Una de mis primeras profesoras, cuando yo tenía trece o catorce años, fue Clara Calvo, que cantaba en el Teatro Colón. Mi papá me llevaba a su casa, que es donde daba clases. Quedaba en el barrio de Once. El lugar era muy antiguo. Ella era flaca, alta, el pelo blanco. Imponente. Y se pintaba la boca de rojo pero por fuera de los límites de los labios. Y tenía un piano muy desafinado. Me enseñó muchísimo.
A esa edad, también tomaba clases de repertorio con Dante Giraldoni, en donde aplicaba todas las técnicas que aprendía con Clara Calvo. Después, cuando tenía dieciséis o diecisiete años, entré a una academia de canto, porque antes no existían escuelas integrales como ahora.
A los diecisiete años conocí al que fue mi mentor y quien me hizo amar mi vocación, el profesor de canto Norberto Mazza. Él me guió en esta carrera y me entregó generosamente su conocimiento sobre música y técnica. Lo sigo recordando con un enorme cariño. Di los primeros pasos en el mundo de la música de su mano y la vida me regaló la alegría de que luego, con los años, fuera profesor de música en mis escuelas. Maestro de maestros. ¡Gracias Norber!
Mi papá era el que me acompañaba a todos lados. Se comía unas amansadoras, pobre… Se quedaba ahí y me esperaba. También me acompañaba a las audiciones: de muchas me enteraba por alguno de mis profesores y de otras porque recorría los canales. No había internet, ni redes sociales ni celulares, no te enterabas rápido de esas cosas. Iba a Canal 7 y a Canal 9, que eran los canales top de la época y que, además, organizaban concursos de canto. Y yo iba a todos. Tampoco dejaba la radio afuera. Participé, por ejemplo, siendo una adolescente, en certámenes de Radio del Pueblo y Radio Libertad.
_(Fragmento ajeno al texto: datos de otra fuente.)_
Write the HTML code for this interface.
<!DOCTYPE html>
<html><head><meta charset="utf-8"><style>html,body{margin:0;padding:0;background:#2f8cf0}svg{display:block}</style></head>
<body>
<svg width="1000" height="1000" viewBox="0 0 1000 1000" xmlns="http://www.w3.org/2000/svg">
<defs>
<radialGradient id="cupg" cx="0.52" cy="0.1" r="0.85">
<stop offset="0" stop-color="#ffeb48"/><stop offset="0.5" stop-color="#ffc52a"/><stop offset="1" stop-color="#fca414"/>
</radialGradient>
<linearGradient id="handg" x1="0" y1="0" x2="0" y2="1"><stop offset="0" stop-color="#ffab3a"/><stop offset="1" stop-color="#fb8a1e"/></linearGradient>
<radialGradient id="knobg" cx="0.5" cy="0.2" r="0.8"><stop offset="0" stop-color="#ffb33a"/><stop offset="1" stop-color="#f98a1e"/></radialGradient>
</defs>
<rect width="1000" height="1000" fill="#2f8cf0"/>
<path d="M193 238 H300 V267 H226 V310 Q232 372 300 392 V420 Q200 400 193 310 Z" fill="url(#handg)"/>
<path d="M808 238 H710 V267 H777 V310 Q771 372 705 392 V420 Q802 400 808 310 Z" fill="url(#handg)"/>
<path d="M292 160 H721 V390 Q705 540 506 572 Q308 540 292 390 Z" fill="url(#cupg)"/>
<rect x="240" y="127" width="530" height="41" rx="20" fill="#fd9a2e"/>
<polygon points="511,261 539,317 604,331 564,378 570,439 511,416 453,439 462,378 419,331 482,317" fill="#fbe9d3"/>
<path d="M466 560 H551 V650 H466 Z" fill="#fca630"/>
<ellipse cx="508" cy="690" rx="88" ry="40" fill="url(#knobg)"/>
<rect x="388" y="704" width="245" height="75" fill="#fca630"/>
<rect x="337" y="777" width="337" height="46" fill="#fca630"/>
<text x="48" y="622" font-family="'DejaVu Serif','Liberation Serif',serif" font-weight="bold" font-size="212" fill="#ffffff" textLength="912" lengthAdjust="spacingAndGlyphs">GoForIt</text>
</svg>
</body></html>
En 1969 acompañé a un amigo, Ricardo Pald, a audicionar a La Botica del Ángel, de Eduardo Bergara Leumann. Quedaba en la calle Luis Saénz Peña, en San Telmo, y era un lugar muy vanguardista por el que pasaban tanto los artistas consagrados como los más nuevos de ese momento: Libertad Lamarque, Nacha Guevara, Niní Marshall, Marilina Ross, Alberto Castillo, Leonardo Favio y muchos otros.
Después de que mi amigo hizo la prueba, el Gordo Bergara Leumann me miró.
—¿Vos cantás, nena?
—Sí —le respondí.
—A ver, cantante algo.
Primero hice «Cuando un amigo se va», de Alberto Cortez, y después «Perfidia», el bolero de Alberto Domínguez.
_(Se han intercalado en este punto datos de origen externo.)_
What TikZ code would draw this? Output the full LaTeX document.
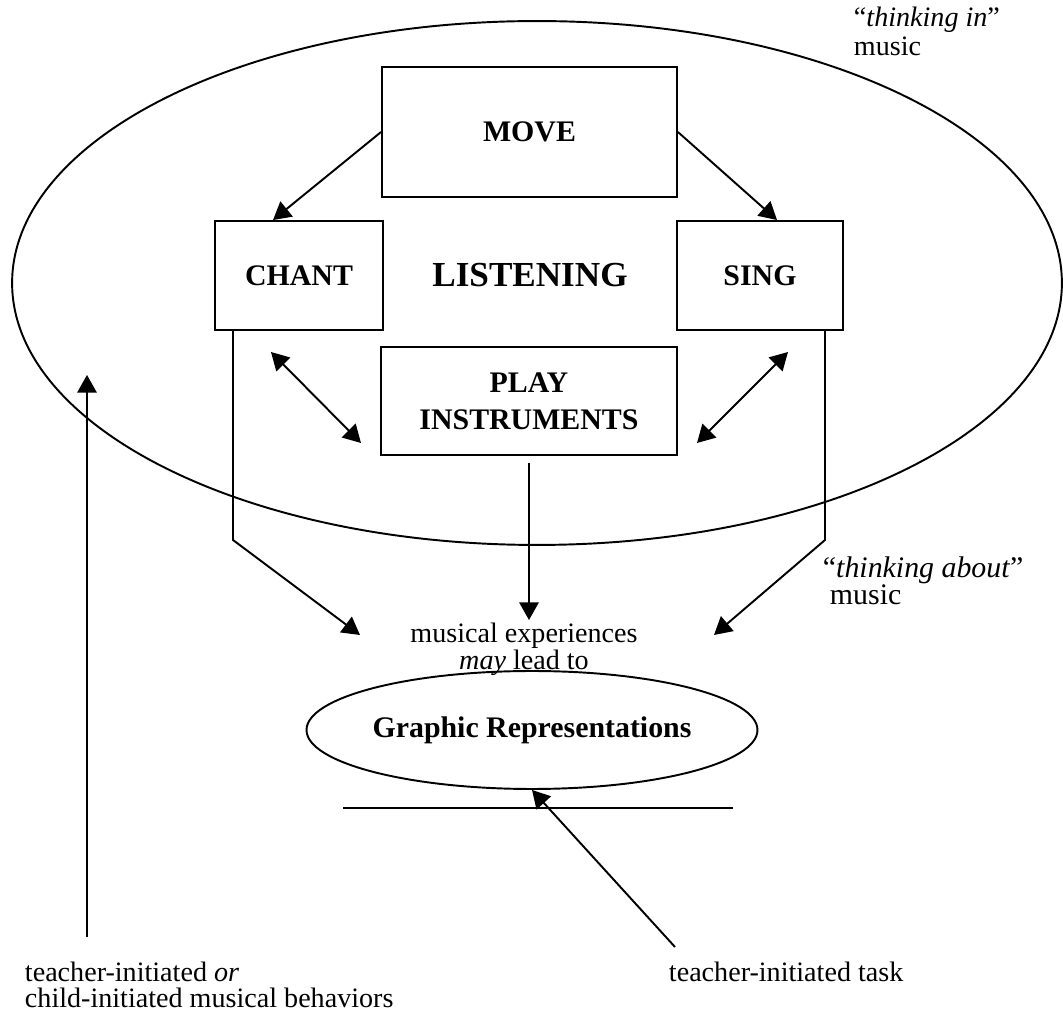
\documentclass[tikz,border=0pt]{standalone}
\usepackage{fontspec}
\setmainfont{Liberation Serif}
\usetikzlibrary{arrows.meta,calc,shapes.geometric}
\begin{document}
\begin{tikzpicture}[x=0.02cm,y=-0.02cm,
  line width=1.1pt,
  arr/.style={-{Triangle[length=10pt,width=11pt]}},
  darr/.style={{Triangle[length=10pt,width=11pt]}-{Triangle[length=10pt,width=11pt]}},
  box/.style={draw,rectangle,inner sep=0pt,font=\fontsize{17}{21}\selectfont\bfseries,align=center},
  lbl/.style={inner sep=0pt,font=\fontsize{16}{19}\selectfont},
  bigl/.style={inner sep=0pt,font=\fontsize{20}{24}\selectfont\bfseries}]
\path[use as bounding box] (0,0) rectangle (1063,1016);

% big "thinking in" ellipse
\node[draw,ellipse,inner sep=0pt,minimum width=21cm,minimum height=10.48cm] (think) at (537,283) {};

% boxes
\node[box,minimum width=5.9cm,minimum height=2.6cm] (move) at (529.5,132) {MOVE};
\node[box,minimum width=3.36cm,minimum height=2.18cm] (chant) at (299,275.5) {CHANT};
\node[box,minimum width=3.32cm,minimum height=2.18cm] (sing) at (760,275.5) {SING};
\node[box,minimum width=5.92cm,minimum height=2.16cm] (play) at (529,401) {PLAY\\INSTRUMENTS};
\node[bigl] (listen) at (530,275) {LISTENING};

% texts
\node[inner sep=0pt,align=center,font=\fontsize{16}{13.6}\selectfont] (exp) at (524,649) {musical experiences\\\textit{may} lead to};
\node[draw,ellipse,inner sep=0pt,minimum width=8.1cm,minimum height=2.36cm,
      font=\fontsize{17}{21}\selectfont\bfseries] (gr) at (532,730) {Graphic Representations};

\node[inner sep=0pt,anchor=west,align=left,font=\fontsize{16}{16.5}\selectfont] (tin) at (853,31) {``\textit{thinking in}''\\music};
\node[inner sep=0pt,anchor=west,align=left,font=\fontsize{17}{15.5}\selectfont] (tab) at (822,581) {``\textit{thinking about}''\\\hspace{4pt}music};

\node[inner sep=0pt,anchor=west,align=left,font=\fontsize{16}{15}\selectfont] (tior) at (24,985) {teacher-initiated \textit{or}\\child-initiated musical behaviors};
\node[lbl,anchor=west] (tit) at (668,972) {teacher-initiated task};

% coordinates for free ends
\coordinate (lbend) at (233,540);
\coordinate (ltip) at (360,635);
\coordinate (rbend) at (825,540);
\coordinate (rtip) at (714,635);
\coordinate (mtip) at (529,620);
\coordinate (dl1) at (271,352);
\coordinate (dl2) at (361,443);
\coordinate (dr1) at (788,352);
\coordinate (dr2) at (697,443);
\coordinate (upbot) at (87,937);
\coordinate (uptop) at (87,375);
\coordinate (tbot) at (675,947);
\coordinate (hl) at (343,808);
\coordinate (hr) at (733,808);

% connectors
\draw[arr] (move.west) -- ($(chant.north)+(-26,0)$);
\draw[arr] (move.east) -- ($(sing.north)+(17,0)$);
\draw[arr] ($(chant.south)+(-66,0)$) -- (lbend) -- (ltip);
\draw[arr] ($(sing.south)+(65,0)$) -- (rbend) -- (rtip);
\draw[arr] ($(play.south)+(0,7)$) -- (mtip);
\draw[darr] (dl1) -- (dl2);
\draw[darr] (dr1) -- (dr2);
\draw[arr] (upbot) -- (uptop);
\draw[arr] (tbot) -- (gr.south);
\draw (hl) -- (hr);
\end{tikzpicture}
\end{document}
—Bueno, vos también quedate —me dijo el Gordo. Y así, casi de casualidad, empecé profesionalmente.
Por esa época, un peluquero amigo me presentó a Lalo Etchebarne, que fue mi primer representante. Tiempo después, Pinky Rubano, que era músico y también productor, me comentó que tenía unos amigos músicos (Richard, Chocho, Lucas, Quique, Benny y Eddie) que estaban formando una banda, y me convocó para una audición. Fui y ahí se formó el grupo Expression. Pero me estoy adelantando, porque mi primer trabajo remunerado fue en La Botica, donde me quedé haciendo shows hasta que me descubrió Alejandro Romay, mi padrino artístico. Bergara me dio la primera oportunidad, pero Romay me lanzó a nivel popular.
Él me llevó a Sábados de la bondad, que en ese momento lo conducía Héctor Coire en Canal 9. Antes de mi debut, recuerdo que estaba en una oficina con Gustavo González y Jorge Torres, los productores, y ellos me preguntaron cómo me llamaba.
—Yo me llamo Valeria.
—¿Valeria qué?
—Valeria.
—No. Una cantante que va a ser popular y conocida tiene que tener un apellido —dijo Jorge.
Agarró un tomo de la guía de teléfonos y empezó a buscar.
—Lynch. ¿Te gusta?
—Sí.
—Bueno. Desde ahora sos Valeria Lynch.
Así nació mi nombre y me lo apropié porque me gustaba como me quedaba. Era cortito, conciso, efectivo. A mí me encantó.